A total of 291 companies (or 58.2 per cent) out of top 500 NSE listed entities by market capitalisation will have to appoint non-executive chairpersons, including by splitting the CEO/MD and chairperson position, according to data provided by Prime Database based on information available till July 18. Besides, 335 firms (33.5 per cent) out of top 1,000 NSE listed entities by market capitalisation would require to have one woman independent director by April 1, 2020.

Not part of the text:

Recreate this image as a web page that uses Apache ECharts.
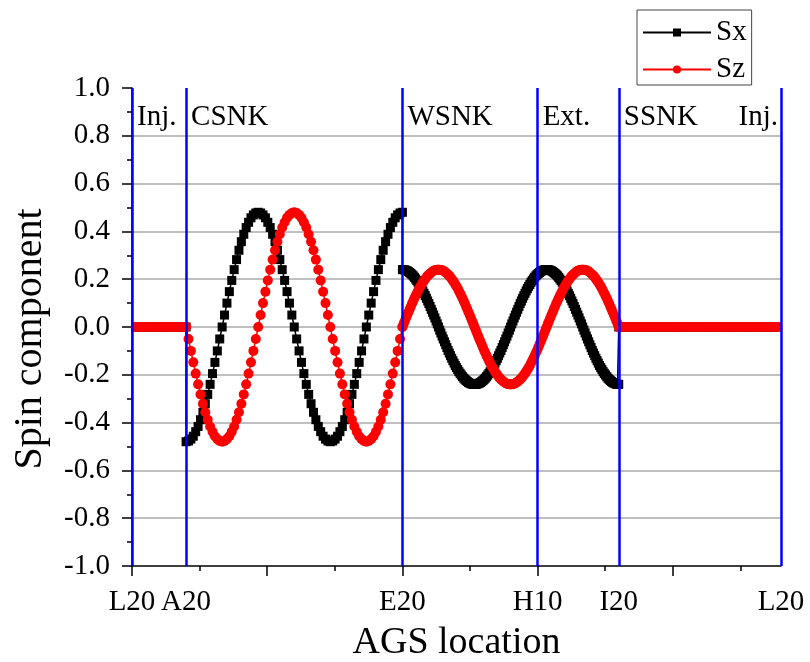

There should be at least one woman ID. It is recommended that the board should list the competencies/expertise that it believes its directors should possess, and the ones the directors possess, in the annual report. Sebi also requires reduction in the limit of maximum number of directorships (including alternate directorships) to 8 listed companies (of which independent directorships shall not exceed 7) by 1 April 2019 and no more than 7 listed companies by 1 April 2020. Also, payments made by listed companies to related parties with respect to brands usage/royalty which exceeds 2% of annual consolidated turnover, should have prior approval of shareholders.